Karena itu, jangan resah bila perjalanan hidup kita tidak sama dengan orang lain. Ada yang cepat menikah tapi diuji dengan rumah tangga yang goyah, ada yang lambat mapan tapi diberi ketenangan jiwa, ada pula yang tampak sederhana tapi Allah berikan iman yang kokoh. Setiap orang punya jalan dan ujiannya masing-masing.
Kunci agar hati tetap tenang adalah dengan menjaga syukur, sabar, dan tawakal. Bersyukur atas nikmat yang ada, bahkan sekecil apapun, karena kesehatan, kesempatan, keluarga, dan iman adalah karunia yang luar biasa. Bersabar dalam ujian, karena Allah telah berfirman:
“Allah tidak membebani seseorang melainkan sesuai dengan kesanggupannya.”
(QS. Al-Baqarah, 2:287)
Maka setiap ujian sudah diukur sesuai dengan kemampuan kita. Dan bertawakal kepada Allah, sebab manusia hanya berusaha, tetapi Allah yang menentukan hasil dengan waktu terbaik-Nya.
Hidup bukanlah balapan. Tidak ada yang paling cepat, paling lambat, atau paling tertinggal. Yang ada hanyalah jalan hidup yang unik untuk setiap hamba. Karena itu, jangan biarkan perasaan tertinggal membuat kita lalai dari syukur dan semangat memperbaiki diri. Hadhrat Rasulullah saw. pernah bersabda,
“Sebaik-baik manusia adalah yang paling bermanfaat bagi orang lain.”
(HR. Thabrani)
Maka, keberhasilan sejati bukan diukur dari siapa yang lebih dulu sampai pada tujuan duniawi, melainkan siapa yang paling bermanfaat, paling ikhlas, dan paling dekat dengan Allah Ta’ala.
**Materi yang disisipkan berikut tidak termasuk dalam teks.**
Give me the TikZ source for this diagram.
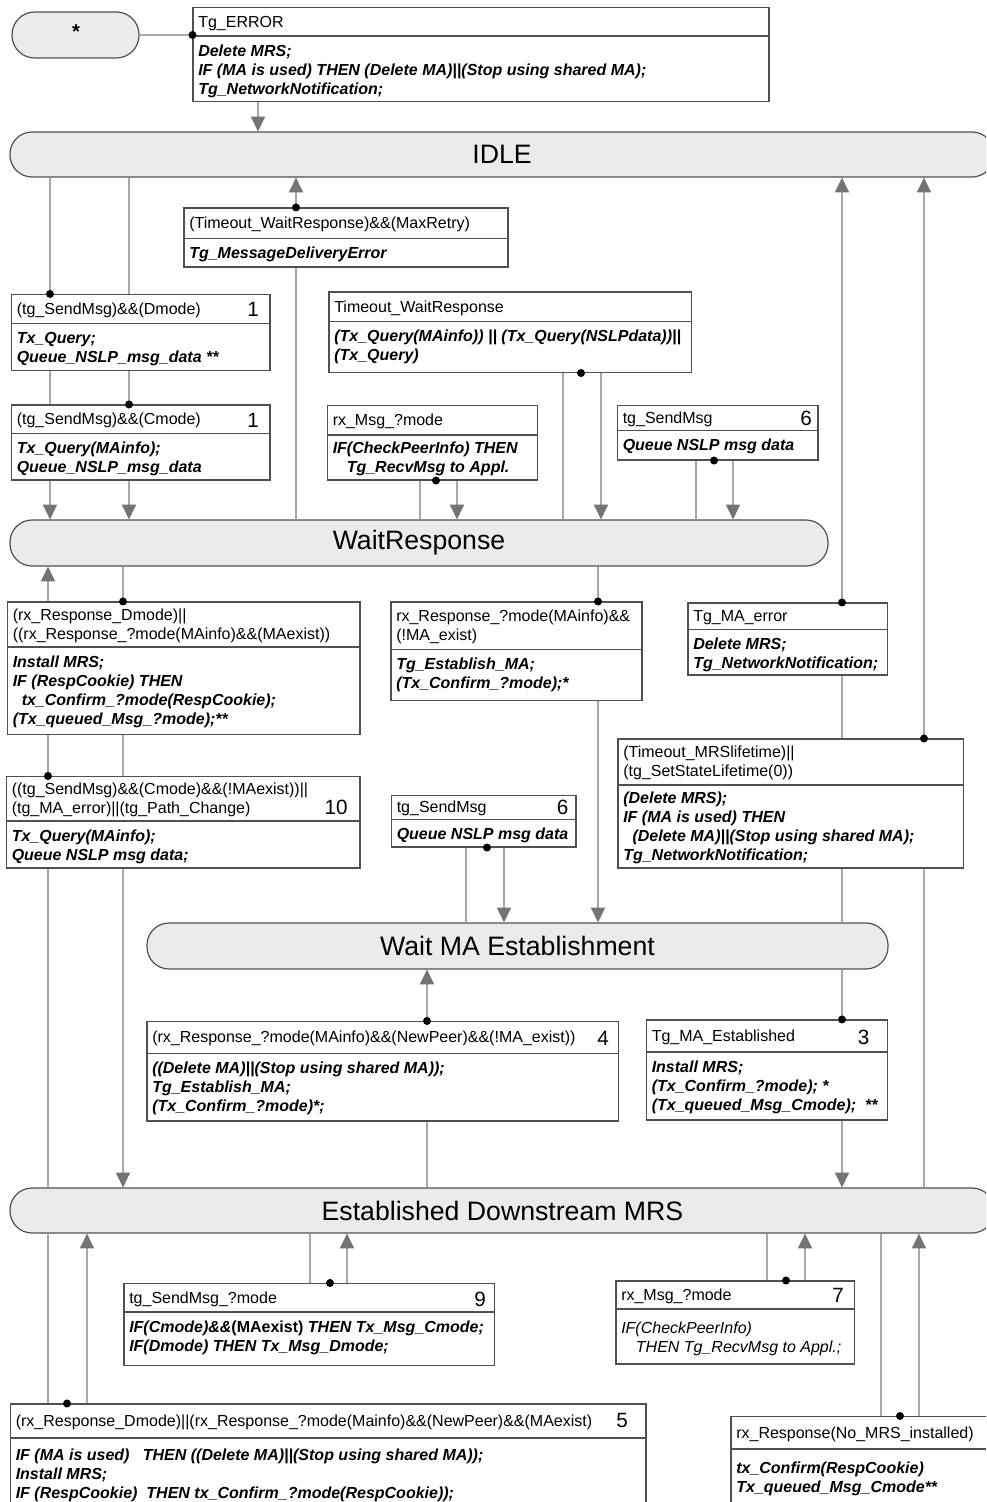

Semoga Allah Ta’ala senantiasa memberikan kita kekuatan untuk menjalani hidup dengan sabar, syukur, dan tawakal, menjauhkan kita dari rasa iri hati, dan kedengkian akan hidup orang lain serta melapangkan dada agar ridho atas takdir-Nya yang penuh hikmah. Aamiin Allahumma Aamiin.